The 'new' comeback of rule of law had little to do with the original Enlightenment values, which underlay it. This time around it came as both a farce and a tragedy. Farce because the law was not being made by the representatives of the people. International Financial Institutions (IFIs) and their consultants dictated it. Tragedy because the national sovereignty won by the colonised people was all but lost except in name, and this time around, as John Pilger says somewhere, without a gunboat in sight. But guns were never out of sight. Witness Panama. Witness Sudan. Witness Somalia and Iraq and Iraq again.
Globalisation, through the laws of privatisation and liberalisation, struck at the heart of the democratic legislative process. Then, lo! behold, came nine-eleven. Mr Bush picked up his 'phone to receive pre-arranged messages of support from African leaders, one after another. Everyone was told to fall in line. 'You are either with us or with terrorists'. No African leader could dare say anything even remotely close to what the Iranian leader said: 'We're neither with you nor with the terrorists!'. Iran was promptly included in the axis of evil.

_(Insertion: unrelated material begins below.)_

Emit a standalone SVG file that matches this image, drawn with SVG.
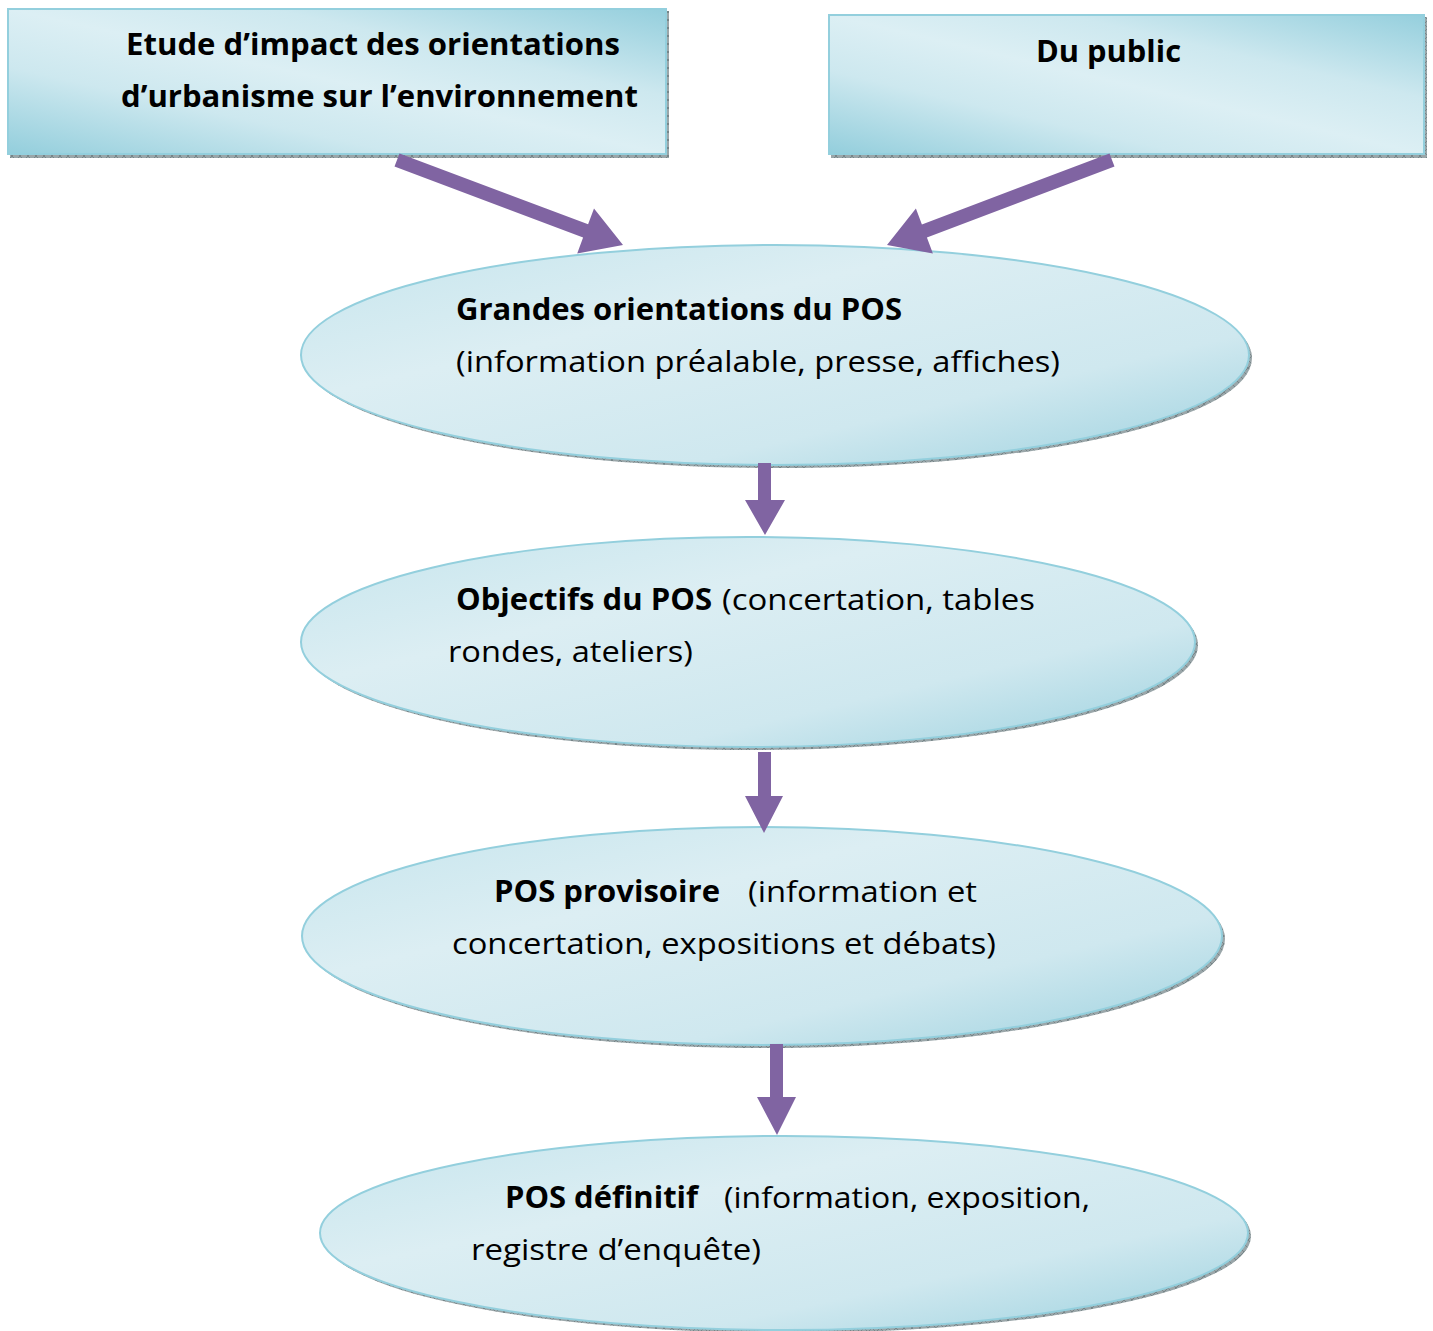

One after another, African countries enacted similar anti-terrorism statutes, contrary to their own constitutions which had provided for bill of rights. The anti-terrorist laws made no pretence of rule of law. Due process, integrity and certainty of rules, open trials, principles of natural justice, right of appeal were all dispensed with. The definitions of terrorism are so wide that these laws are worse then some of the draconian statutes legislated during the one-party authoritarian rule. Opposition to anti-terrorist law was ruthlessly suppressed. In my country, the President devoted the whole of his monthly speech reprimanding the opponents of the anti-terrorist law.
If privatisation laws stabbed the heart of the legislative process, the anti-terrorism laws tore the artery of the judicial process. The rhetoric of the rule of law was exposed to be what it was - a rhetoric. As elsewhere, the Americans are now in the saddle training our police in anti-terrorism. They will soon establish a regional school to train spies, of course, to spy on us, the people, the supposed beneficiaries of human rights, due process, and the rule of law.
This is only a beginning though. The trends are clear. On the West Coast of Africa, the American multinationals are striking roots to control oil resources while on the Eastern board, from Djibouti to, eventually, perhaps, Zanzibar, the Marines are establishing military bases. Who rules Africa today?